After beginning her acting studies at L’école du Jeu (Paris) and graduating from the Conservatoire National d’Art Dramatique de Paris (CNSAD), Du Bois began collaborating with leading stage directors, including: François Orsoni (Alfred de Musset’s “Louison”); Philippe Ulysse (“The Smell of the Human Blood Keeps Staring at Me”), Luc Bondy (Moliere’s “Tartuffe,” Chekhov’s “Ivanov”); Pascal Kirsch (Hans Henny Jahnn’s “Poverty, Wealth, Man and Beast”); and Louis Arene of the Comédie Française (Marius von Mayenburg’s “The Dog, The Night, and the Knife”).

 

The Filmmakers

 

JAMES IVORY (Screenwriter/Producer) is a celebrated American writer/director who made 24 feature films over his 44-year partnership with the late Ismail Merchant, through their famed Merchant Ivory Productions. They are best known for a trio of English films, A ROOM WITH A VIEW, HOWARDS END, and THE REMAINS OF THE DAY, which between them earned twenty-five Academy Award® nominations, including three for Best Picture and Best Director.
Ivory marks his seventh produced screenplay with CALL ME BY YOUR NAME, following five films with two-time Oscar® winner Ruth Prawer Jhabvala (SHAKESPEARE WALLAH, THE GURU, BOMBAY TALKIE, A SOLDIER’S DAUGHTER NEVER CRIES, and THE DIVORCE); and one with Kit Hesketh-Harvey (MAURICE).
His work has taken him to France for six feature films, to China for THE WHITE COUNTESS (2004), based on an original screenplay by Kazuo Ishiguro, and to Argentina for THE CITY OF YOUR FINAL DESTINATION (2006), based on the novel by Peter Cameron.
Ivory began his filmmaking career in India with Merchant and Ruth Prawer Jhabvala, his longtime screenwriter, in 1962. There the trio made the classic SHAKESPEARE WALLAH and HEAT AND DUST, based on Jhabvala’s Booker Prize-winning novel, Heat and Dust. Some of his other films include: THE HOUSEHOLDER, SAVAGES, THE WILD PARTY, AUTOBIOGRAPHY OF A PRINCESS, ROSELAND, THE EUROPEANS, JANE AUSTEN IN MANHATTAN, QUARTET, THE BOSTONIANS, SLAVES OF NEW YORK, MR. & MRS. BRIDGE, JEFFERSON IN PARIS, SURVIVING PICASSO, and THE GOLDEN BOWL.
In 1995, Ivory received the D.W. Griffith Award from the Directors Guild of America, their highest lifetime achievement prize.

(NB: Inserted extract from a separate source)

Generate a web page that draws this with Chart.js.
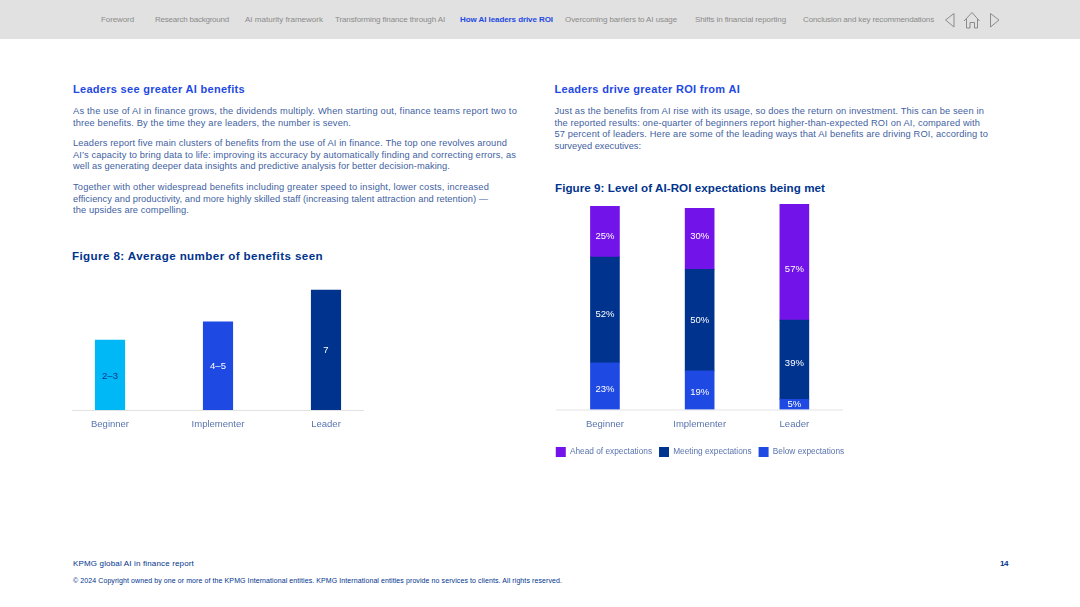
<!DOCTYPE html>
<html><head><meta charset="utf-8">
<script src="https://cdn.jsdelivr.net/npm/chart.js@4"></script>
<style>
html,body{margin:0;padding:0;background:#fff;width:1080px;height:607px;overflow:hidden;font-family:"Liberation Sans",sans-serif}
#band{position:absolute;left:0;top:0;width:1080px;height:39px;background:#e1e1e1}
.t{position:absolute;white-space:nowrap;line-height:1;transform:translateY(-50%)}
.nav{font-size:8px;color:#8b8b8b}
.navon{font-size:8px;color:#1e49e2;font-weight:700}
.h{font-size:11px;color:#1e49e2;font-weight:700}
.b{font-size:9.3px;color:#3f5f9f}
.fig{font-size:11.6px;color:#00338d;font-weight:700}
.fa{font-size:8px;color:#00338d}
.fc{font-size:7px;color:#00338d}
canvas{position:absolute}
svg{position:absolute}
</style></head><body>
<div id="band"></div>
<div id="text"></div>
<svg style="left:940px;top:8px" width="70" height="24" fill="none" stroke="#8b8b8b" stroke-width="1">
<path d="M14 5.5 L5.5 12 L14 19 Z"/>
<path d="M24 13 L32 4.5 L39.5 13 M26.5 11 V20 H30 V14.5 H34.5 V20 H37.5 V11"/>
<path d="M50.5 5.5 L59 12 L50.5 19 Z"/>
</svg>
<canvas id="c8" style="left:56px;top:273px;width:324px;height:177px" width="324" height="177"></canvas>
<canvas id="c9" style="left:520px;top:186px;width:360px;height:281px" width="360" height="281"></canvas>
<script>
const stages = ["Beginner","Implementer","Leader"];
const benefitsBarValues = [4.08,5.15,7];
const benefitsLabels = ["2–3","4–5","7"];
const benefitsColors = ["#00B8F5","#1E49E2","#00338D"];
const benefitsLabelColors = ["#00338D","#ffffff","#ffffff"];
const ahead = [25,30,57];
const meeting = [52,50,39];
const below = [23,19,5];
const seriesNames = ["Below expectations","Meeting expectations","Ahead of expectations"];
const seriesColors = ["#1E49E2","#00338D","#7213EA"];
// vertical nudges of the printed labels, in px
const benefitsNudge=[1,0,0], belowNudge=[3,2,0], meetingNudge=[4,0,4], aheadNudge=[5,-2,7];

const textRows = [
 ["nav","Foreword",101,20,33],["nav","Research background",155,20,74],["nav","AI maturity framework",245,20,78],
 ["nav","Transforming finance through AI",335,20,110],["navon","How AI leaders drive ROI",460,20,93],
 ["nav","Overcoming barriers to AI usage",565,20,112],["nav","Shifts in financial reporting",695,20,91],
 ["nav","Conclusion and key recommendations",803,20,131],
 ["h","Leaders see greater AI benefits",73,89,172],
 ["b","As the use of AI in finance grows, the dividends multiply. When starting out, finance teams report two to",73,112,444],
 ["b","three benefits. By the time they are leaders, the number is seven.",73,124,278],
 ["b","Leaders report five main clusters of benefits from the use of AI in finance. The top one revolves around",73,144,434],
 ["b","AI’s capacity to bring data to life: improving its accuracy by automatically finding and correcting errors, as",73,155.5,443],
 ["b","well as generating deeper data insights and predictive analysis for better decision-making.",73,167,377],
 ["b","Together with other widespread benefits including greater speed to insight, lower costs, increased",73,188,416],
 ["b","efficiency and productivity, and more highly skilled staff (increasing talent attraction and retention) —",73,199.5,415],
 ["b","the upsides are compelling.",73,211,116],
 ["fig","Figure 8: Average number of benefits seen",72,256,251],
 ["h","Leaders drive greater ROI from AI",554.5,89,185.5],
 ["b","Just as the benefits from AI rise with its usage, so does the return on investment. This can be seen in",554.5,112,429.5],
 ["b","the reported results: one-quarter of beginners report higher-than-expected ROI on AI, compared with",554.5,123.5,425.5],
 ["b","57 percent of leaders. Here are some of the leading ways that AI benefits are driving ROI, according to",554.5,135,433.5],
 ["b","surveyed executives:",554.5,147,86.5],
 ["fig","Figure 9: Level of AI-ROI expectations being met",555,187.5,270],
 ["fa","KPMG global AI in finance report",73,564,121],
 ["fa","14",1000,564,8],
 ["fc","© 2024 Copyright owned by one or more of the KPMG International entities. KPMG International entities provide no services to clients. All rights reserved.",73,580,489]
];
const holder=document.getElementById("text");
for(const [cls,str,x,y,w] of textRows){
  const d=document.createElement("div");d.className="t "+cls;d.textContent=str;
  d.style.left=x+"px";d.style.top=y+"px";holder.appendChild(d);
  const natural=d.getBoundingClientRect().width;
  d.style.letterSpacing=((w-natural)/str.length)+"px";
  if(str==="14")d.style.fontWeight="700";
}
Chart.defaults.animation=false;
Chart.defaults.font.family='"Liberation Sans",sans-serif';

const barLabels={id:"barLabels",afterDatasetsDraw(chart){
  const ctx=chart.ctx;
  chart.data.datasets.forEach((ds,i)=>{
    chart.getDatasetMeta(i).data.forEach((bar,j)=>{
      const p=bar.getProps(["x","y","base"],true);
      ctx.save();
      ctx.font='9.5px "Liberation Sans",sans-serif';
      ctx.fillStyle=ds.labelColors[j];ctx.textAlign="center";ctx.textBaseline="middle";
      ctx.fillText(ds.labelTexts[j],p.x,(p.y+p.base)/2+ds.labelNudge[j]);
      ctx.restore();
    });
  });
}};
const baseline={id:"baseline",beforeDatasetsDraw(chart,a,o){
  const ctx=chart.ctx,y=chart.scales.y.getPixelForValue(0);
  ctx.save();ctx.strokeStyle="#e3e3e3";ctx.lineWidth=1;
  ctx.beginPath();ctx.moveTo(o.from,y+.5);ctx.lineTo(o.to,y+.5);ctx.stroke();ctx.restore();
}};
const xAxis=(h)=>({grid:{display:false,drawTicks:false},border:{display:false},
  ticks:{color:"#5a74ad",font:{size:9.5},padding:9,maxRotation:0,autoSkip:false},
  afterFit(s){s.height=h}});
const spacerAxis=(w,pos)=>({position:pos,grid:{display:false},border:{display:false},ticks:{display:false},afterFit(s){s.width=w}});

new Chart(document.getElementById("c8"),{type:"bar",plugins:[barLabels,baseline],
 data:{labels:stages,datasets:[{data:benefitsBarValues,backgroundColor:benefitsColors,barThickness:29.5,
   labelTexts:benefitsLabels,labelColors:benefitsLabelColors,labelNudge:benefitsNudge}]},
 options:{responsive:false,devicePixelRatio:1,layout:{padding:0},
  plugins:{legend:{display:false},tooltip:{enabled:false},baseline:{from:16,to:308}},
  scales:{x:xAxis(40),y:{display:false,min:0,max:8}}}});

const pct=a=>a.map(v=>v+"%");
const white=["#fff","#fff","#fff"];
new Chart(document.getElementById("c9"),{type:"bar",plugins:[barLabels,baseline],
 data:{labels:stages,datasets:[
  {label:seriesNames[0],data:below,backgroundColor:seriesColors[0],barThickness:29,labelTexts:pct(below),labelColors:white,labelNudge:belowNudge},
  {label:seriesNames[1],data:meeting,backgroundColor:seriesColors[1],barThickness:29,labelTexts:pct(meeting),labelColors:white,labelNudge:meetingNudge},
  {label:seriesNames[2],data:ahead,backgroundColor:seriesColors[2],barThickness:29,labelTexts:pct(ahead),labelColors:white,labelNudge:aheadNudge}
 ]},
 options:{responsive:false,devicePixelRatio:1,layout:{padding:0},
  plugins:{tooltip:{enabled:false},baseline:{from:36,to:323},
   legend:{position:"bottom",reverse:true,labels:{boxWidth:10,boxHeight:10,padding:7,color:"#5a74ad",font:{size:8.3}}}},
  scales:{x:Object.assign(xAxis(30.5),{stacked:true}),
    y:Object.assign(spacerAxis(37.6,"left"),{stacked:true,min:0,max:110}),
    yRight:Object.assign(spacerAxis(38.3,"right"),{min:0,max:110})}}});
</script>
</body></html>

ANDRÉ ACIMAN (Original Novel) was born in Alexandria, Egypt and is an American memoirist, essayist, novelist, and scholar of seventeenth-century literature. He has written four novels: Call Me by Your Name (2007, Lambda Literary Award for Men’s Fiction), Eight White Nights (2010), Harvard Square (2013), and Enigma Variations (2017).
Aciman also wrote Out of Egypt (1995, Whiting Award winner), his memoir of his childhood as a Jew growing up in post-colonial Egypt, and two collections of essays, False Papers: Essays in Exile and Memory and Alibis: Essays on Elsewhere. He also edited Letters of Transit and The Proust Project, wrote the text for Jean-Michel Berts’ photobook The Lights of New York, and prefaced Monsieur Proust, The Light of New York, Condé Nast Traveler’s Room With a View, Stefan Zweig’s Journey to the Past, and Alexandrian Summer. His books and essays have been translated in many languages.

Aciman grew up in a multilingual and multinational family and attended English-language schools, first in Alexandria and later, after his family moved to Italy in 1965, in Rome.

In 1968, Aciman’s family moved again, this time to New York City, where he graduated in 1973 from Lehman College. Aciman received his Ph.D. in Comparative Literature from Harvard University and, after teaching at Princeton University and Bard College, is Distinguished Professor of Comparative Literature at The Graduate Center, CUNY, and the director of both The Center for the Humanities and The Writers’ Institute. He has also taught creative writing at New York University, Cooper Union, and Yeshiva University.

In 2009, Aciman was also Visiting Distinguished Writer at Wesleyan University. Aciman is the recipient of a Guggenheim Fellowship as well as a fellowship from The New York Public Library’s Cullman Center for Scholars and Writers.

A contributor to The New York Times, The New Yorker, The New Republic, The New York Review of Books, Aciman has also appeared in several volumes of Best American Essays. He is currently working on a novel about his father and a collection of essays.